Financial Services Execs Flag Concerns Over Agentic AI During World Economic Forum

DAVOS, Switzerland — Financial services executives who gathered recently at the World Economic Forum were increasingly focused on a new phase of artificial intelligence that could reshape banking, payments and insurance operations: agentic AI, systems designed not only to generate insights but to act autonomously across complex financial workflows.

At panel discussions and private meetings in Davos, bank CEOs, fintech leaders and regulators described agentic AI as a potential inflection point for the industry, capable of automating credit decisions, fraud monitoring, compliance reviews and customer interactions at a scale far beyond today’s generative tools.

Unlike earlier AI models that support human decision-making, agentic systems are designed to initiate actions — such as moving funds, adjusting credit exposure or escalating compliance issues — with limited human intervention. Executives said the technology could deliver major efficiency gains in an industry facing rising regulatory costs, margin pressure and growing customer expectations for real-time service.
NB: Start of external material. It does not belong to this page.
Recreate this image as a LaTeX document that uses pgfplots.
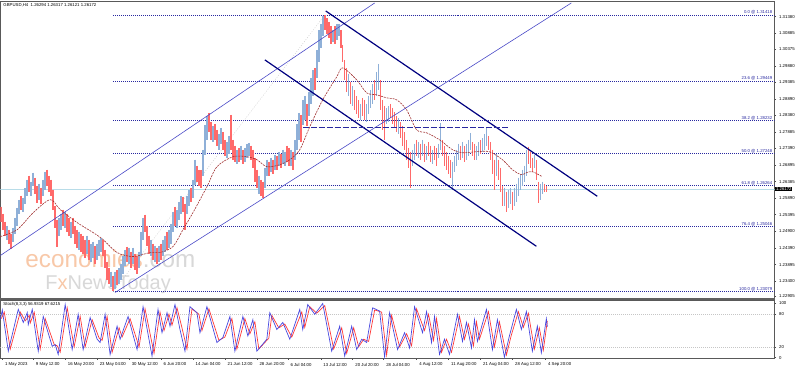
\documentclass[border=0pt]{standalone}
\usepackage{pgfplots}
\pgfplotsset{compat=1.18}
\usepackage{pgfplotstable}
\usepackage{fontspec}
\setmainfont{Liberation Sans}
\definecolor{upc}{HTML}{8FB0D8}
\definecolor{dnc}{HTML}{FF6A6A}
\definecolor{fibc}{HTML}{2828A0}
\definecolor{ascc}{HTML}{4A4AC8}
\definecolor{navyc}{HTML}{000080}
\definecolor{mac}{HTML}{A03030}
\definecolor{stb}{HTML}{4848E0}
\definecolor{str}{HTML}{FF3838}
\definecolor{curc}{HTML}{B8DCE8}
\definecolor{wmo}{HTML}{F8C8A8}
\definecolor{wmg}{HTML}{D8D8D8}
\newcommand\tf{\fontsize{4.3}{5}\selectfont}

% up candles: x, top (high, pixel), bottom (low, pixel)
\pgfplotstableread{
x a b
7 226 240
13 228 242
15 218 234
17 208 226
19 200 214
23 198 212
25 188 204
27 180 196
31 182 196
33 173 186
39 184 200
43 180 196
45 172 190
59 218 236
61 214 230
65 212 228
71 222 238
79 232 250
87 236 254
91 244 262
93 242 258
97 244 260
99 240 256
101 238 252
111 272 288
115 272 290
119 268 284
121 264 280
123 256 274
125 250 266
129 248 264
133 248 264
139 252 268
141 232 256
143 218 240
151 240 256
155 246 262
159 246 262
163 240 256
165 236 252
169 230 248
171 224 244
173 212 232
177 210 228
179 202 220
181 196 214
187 196 214
189 190 206
193 180 198
195 160 185
203 150 176
205 125 155
207 116 140
213 126 142
219 134 150
221 128 144
227 142 158
229 136 154
237 150 164
241 146 160
245 148 162
247 144 158
249 143 156
259 176 194
265 168 188
267 160 176
271 158 172
275 155 170
279 152 166
283 150 164
285 152 166
291 150 166
295 140 160
297 124 150
299 113 140
303 100 125
305 96 120
309 92 116
311 78 104
313 70 96
317 50 78
319 30 62
321 24 48
323 16 36
333 30 42
337 24 40
339 24 36
349 74 96
353 86 106
361 104 120
367 104 122
369 96 114
371 90 108
373 84 104
377 72 96
379 64 90
387 108 124
389 106 122
399 118 134
413 150 166
415 144 160
419 142 158
423 140 156
427 146 160
433 150 164
439 144 158
441 123 150
453 162 190
455 156 172
457 150 166
459 144 160
463 142 158
467 144 160
469 140 156
471 133 150
477 146 160
479 142 156
483 138 152
485 134 150
487 128 146
497 154 176
505 188 206
509 190 208
511 188 204
515 188 206
517 184 202
519 178 196
521 174 190
523 170 186
525 166 182
527 150 176
535 155 168
541 184 200
543 182 194
}\up

% down candles
\pgfplotstableread{
x a b
1 207 222
3 214 230
5 222 236
9 230 244
11 234 249
21 196 210
29 176 192
35 178 194
37 186 203
41 188 204
47 170 186
49 176 192
51 180 196
53 190 210
55 206 228
57 220 247
63 210 226
67 214 232
69 218 236
73 218 234
75 226 244
77 230 248
81 234 252
83 236 254
85 240 258
89 240 260
95 246 264
103 240 256
105 250 268
107 262 280
109 268 284
113 276 292
117 270 286
127 247 262
131 252 268
135 254 270
137 256 274
145 215 232
147 226 246
149 236 254
153 244 260
157 248 264
161 244 260
167 232 250
175 207 226
183 197 212
185 204 230
191 188 202
197 166 182
199 170 186
201 170 188
209 113 132
211 122 140
215 124 140
217 130 146
223 132 150
225 140 156
231 115 150
233 140 160
235 146 162
239 148 162
243 150 164
251 146 160
253 150 168
255 158 182
257 170 188
261 180 196
263 182 198
269 162 176
273 160 174
277 156 170
281 154 168
287 146 162
289 148 166
293 152 170
301 115 142
307 104 126
315 68 90
325 15 30
327 18 34
329 22 38
331 26 44
335 26 44
341 30 48
343 45 62
345 60 80
347 68 92
351 82 104
355 90 110
357 96 114
359 100 118
363 98 116
365 100 120
375 80 100
381 80 110
383 100 130
385 106 140
391 104 118
393 108 124
395 112 128
397 116 132
401 122 138
403 126 146
405 132 150
407 140 160
409 148 168
411 152 188
417 140 156
421 144 160
425 144 162
429 142 156
431 146 162
435 146 160
437 148 166
443 140 156
445 146 166
447 152 170
449 156 174
451 160 178
461 146 160
465 146 162
473 142 156
475 144 160
481 140 154
489 136 150
491 142 160
493 150 174
495 160 190
499 160 180
501 168 192
503 186 206
507 192 212
513 192 210
529 147 164
531 152 168
533 158 172
537 160 180
539 182 203
545 184 192
547 186 192
}\down

\begin{document}
\begin{tikzpicture}[x=1pt,y=1pt]
\fill[white] (0,0) rectangle (798,372);
% watermark
\node[inner sep=0pt, anchor=base west, font=\fontsize{24.3}{25}\selectfont] at (25,104) {\textcolor{wmo}{economies}\textcolor{wmg}{.com}};
\node[inner sep=0pt, anchor=base west, font=\fontsize{20}{21}\selectfont] at (45,82) {\textcolor{wmg}{F}\textcolor{wmo}{x}\textcolor{wmg}{NewsToday}};

\begin{axis}[
  at={(0pt,73pt)}, anchor=south west, scale only axis,
  width=775.7pt, height=298pt,
  xmin=0, xmax=775.7, ymin=1, ymax=299, y dir=reverse,
  xtick=\empty,
  ytick={16.7,33,49.3,66,82.3,99,115.7,132,148.5,165,182,198.7,215,231.3,248.3,265,281.7,296.7},
  yticklabels={1.31380,1.30885,1.30375,1.29880,1.29385,1.28890,1.28380,1.27885,1.27390,1.26895,1.26385,1.25890,1.25395,1.24900,1.24390,1.23895,1.23400,1.22905},
  ytick pos=right, tick align=outside, major tick length=1.5pt,
  yticklabel style={font=\tf, anchor=west, xshift=-0.5pt},
  tick style={gray!60!black, line width=0.4pt},
  axis line style={gray!70!black, line width=0.6pt},
  clip=true,
]
% current price line
\addplot[curc, line width=0.6pt] coordinates {(0,189.3) (775.7,189.3)};
% fibonacci levels
\foreach \lv in {15,81,121,153.7,186,226.7,292.3}{
  \edef\tmp{\noexpand\addplot[fibc, line width=0.6pt, dash pattern=on 1pt off 1pt] coordinates {(113,\lv) (775.7,\lv)};}
  \tmp
}
\addplot[gray!40, line width=0.4pt, dash pattern=on 1pt off 1.5pt] coordinates {(113,292.3) (325,15)};
% candles
\addplot[draw=none, mark=none, error bars/.cd, y dir=plus, y explicit, error mark=none,
  error bar style={line width=1.6pt, draw=upc, solid}]
  table[x=x, y=a, y error expr=\thisrow{b}-\thisrow{a}] {\up};
\addplot[draw=none, mark=none, error bars/.cd, y dir=plus, y explicit, error mark=none,
  error bar style={line width=1.6pt, draw=dnc, solid}]
  table[x=x, y=a, y error expr=\thisrow{b}-\thisrow{a}] {\down};
% moving average
\addplot[mac, line width=0.6pt, dash pattern=on 2pt off 1pt, smooth] coordinates {
(0,237) (17,230) (33,213) (50,200) (60,210) (77,223) (93,233) (103,240) (117,253) (133,257) (150,253) (160,253) (173,247) (183,230) (193,213) (207,187) (217,167) (233,157) (247,157) (257,160) (267,167) (280,165) (290,160) (300,150) (310,127) (323,100) (337,77) (343,68) (357,80) (367,93) (377,95) (387,98) (397,100) (407,110) (417,130) (427,133) (440,140) (453,150) (463,153) (477,152) (490,152) (503,160) (513,170) (522,175) (527,173) (533,172) (543,177)};
% ascending channel
\addplot[ascc, line width=0.6pt] coordinates {(0,256) (375,3)};
\addplot[ascc, line width=0.6pt] coordinates {(115,293) (572,3)};
% descending channel
\addplot[navyc, line width=1.2pt] coordinates {(326,11) (598,196.6)};
\addplot[navyc, line width=1.2pt] coordinates {(265,60) (537,246.7)};
% horizontal dashed
\addplot[fibc, line width=0.8pt, dash pattern=on 6pt off 2pt] coordinates {(303,127.3) (510,127.3)};
% fib labels
\node[font=\tf, text=fibc, anchor=south east, inner sep=0.5pt] at (axis cs:774,15) {0.0 @ 1.31418};
\node[font=\tf, text=fibc, anchor=south east, inner sep=0.5pt] at (axis cs:774,81) {23.6 @ 1.29449};
\node[font=\tf, text=fibc, anchor=south east, inner sep=0.5pt] at (axis cs:774,121) {38.2 @ 1.28232};
\node[font=\tf, text=fibc, anchor=south east, inner sep=0.5pt] at (axis cs:774,153.7) {50.0 @ 1.27248};
\node[font=\tf, text=fibc, anchor=south east, inner sep=0.5pt] at (axis cs:774,186) {61.8 @ 1.26264};
\node[font=\tf, text=fibc, anchor=south east, inner sep=0.5pt] at (axis cs:774,226.7) {76.4 @ 1.25046};
\node[font=\tf, text=fibc, anchor=south east, inner sep=0.5pt] at (axis cs:774,292.3) {100.0 @ 1.23079};
\end{axis}

% separator
\fill[gray!75!black] (0,70.5) rectangle (776.5,73.5);

\begin{axis}[
  at={(0pt,13pt)}, anchor=south west, scale only axis,
  width=775.7pt, height=58pt,
  xmin=0, xmax=775.7, ymin=-1.3, ymax=105.5,
  ytick={0,20,80,100}, yticklabels={0,20,80,100},
  ytick pos=right, xtick pos=bottom, tick align=outside, major tick length=1.5pt,
  yticklabel style={font=\tf, anchor=west, xshift=-0.5pt},
  xtick={2,33,65,97,129,161,193,225,257,288,321,353,384,417,449,481,513,546},
  xticklabels={1 May 2023,9 May 12:00,16 May 20:00,23 May 04:00,30 May 12:00,6 Jun 20:00,14 Jun 04:00,21 Jun 12:00,28 Jun 20:00,6 Jul 04:00,13 Jul 12:00,20 Jul 20:00,28 Jul 04:00,4 Aug 12:00,11 Aug 20:00,21 Aug 04:00,28 Aug 12:00,4 Sep 20:00},
  xticklabel style={font=\tf, anchor=north west, xshift=-0.8pt, yshift=0.5pt},
  tick style={gray!60!black, line width=0.4pt},
  axis line style={gray!70!black, line width=0.6pt},
]
\addplot[gray!45, line width=0.4pt, dash pattern=on 1pt off 1pt] coordinates {(0,80) (775.7,80)};
\addplot[gray!45, line width=0.4pt, dash pattern=on 1pt off 1pt] coordinates {(0,20) (775.7,20)};
% signal line
\addplot[str, line width=0.7pt] coordinates {
(1,72) (4,84) (10,16) (20,84) (25,68) (29,78) (30,64) (34,84) (40,16) (45,72) (54,24) (57,22) (60,10) (67,92) (74,20) (80,76) (85,20) (92,70) (99,36) (102,32) (107,76) (112,10) (119,55) (122,38) (130,72) (139,20) (145,90) (154,8) (160,84) (164,50) (169,80) (172,60) (177,92) (182,55) (187,16) (192,90) (199,80) (202,50) (209,90) (219,32) (225,38) (232,72) (237,16) (245,72) (250,44) (255,66) (259,16) (269,36) (272,78) (279,55) (285,62) (292,38) (302,84) (305,56) (310,94) (317,82) (325,96) (334,16) (342,55) (347,8) (354,55) (359,20) (364,34) (369,30) (375,88) (382,84) (387,5) (392,78) (400,20) (407,44) (412,22) (417,90) (425,50) (429,80) (434,32) (437,72) (442,10) (447,34) (452,10) (460,76) (465,34) (469,62) (474,22) (477,66) (480,34) (489,85) (495,20) (500,66) (507,5) (512,42) (519,85) (524,56) (529,82) (535,16) (540,55) (544,14) (548,68)};
% main line
\addplot[stb, line width=0.7pt] coordinates {
(0,70) (2,88) (8,12) (18,89) (23,65) (27,83) (28,61) (32,89) (38,12) (43,76) (52,21) (55,24) (58,6) (65,98) (72,15) (78,80) (83,15) (90,74) (97,34) (100,28) (105,80) (110,6) (117,58) (120,34) (128,76) (137,15) (143,94) (152,3) (158,89) (162,46) (167,83) (170,58) (175,98) (180,52) (185,12) (190,94) (197,83) (200,46) (207,94) (217,28) (223,37) (230,76) (235,12) (243,76) (248,40) (253,70) (257,12) (267,34) (270,83) (277,52) (283,65) (290,34) (300,89) (303,52) (308,98) (315,80) (323,100) (332,12) (340,58) (345,3) (352,58) (357,15) (362,34) (367,28) (373,92) (380,86) (385,1) (390,83) (398,15) (405,46) (410,18) (415,94) (423,46) (427,85) (432,28) (435,76) (440,6) (445,34) (450,6) (458,80) (463,30) (467,65) (472,18) (475,70) (478,30) (487,89) (493,15) (498,70) (505,1) (510,40) (517,89) (522,52) (527,85) (533,12) (538,58) (542,9) (547,72) (548,57)};
\end{axis}

% header texts
\node[font=\tf, anchor=west, inner sep=0pt] at (3,366.5) {GBPUSD,H4\ \ 1.26294 1.26317 1.26121 1.26172};
\node[font=\tf, anchor=west, inner sep=0pt] at (3,67.5) {Stoch(8,3,3) 56.9319 67.6215};
% current price box
\node[font=\tf, fill=black, text=white, anchor=west, inner sep=0.7pt] at (776.2,182.7) {1.26172};
\end{tikzpicture}
\end{document}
Opportunity, Risk are ‘Enormous’

“Financial services are built on workflows, controls and decision chains, which is exactly where agentic AI is moving,” said one banking executive attending the forum. “The opportunity is enormous, but so is the risk if it’s not governed correctly.”

Risk management and trust emerged as central themes in Davos discussions. Regulators and bank leaders cautioned that autonomous systems operating in financial markets raise new questions around accountability, explainability and consumer protection — particularly in areas such as lending decisions, anti-money-laundering monitoring and payments authorization.

Amplification of Errors?

Several executives noted that while agentic AI could strengthen fraud detection and operational resilience, it could also amplify errors or bias if models act on flawed data or unclear rules. As a result, many firms are exploring “human-in-the-loop” frameworks that keep people involved in high-impact decisions while allowing AI agents to handle routine actions.

The discussions also highlighted a growing divide within the financial sector. Large global banks and payments companies with strong data infrastructure are moving quickly to test agentic systems, while smaller institutions risk falling behind due to legacy cores, fragmented data and regulatory uncertainty.

More Investment Needed

Speakers at the forum said that unlocking value from agentic AI will require more than technology investment. Banks must redesign processes, modernize governance frameworks and work closely with supervisors to ensure autonomous systems align with existing regulatory obligations.

As global financial leaders continue meetings through the end of the week, agentic AI is emerging as both a competitive opportunity and a regulatory challenge — one that could redefine how financial institutions operate, manage risk and serve customers in the years ahead.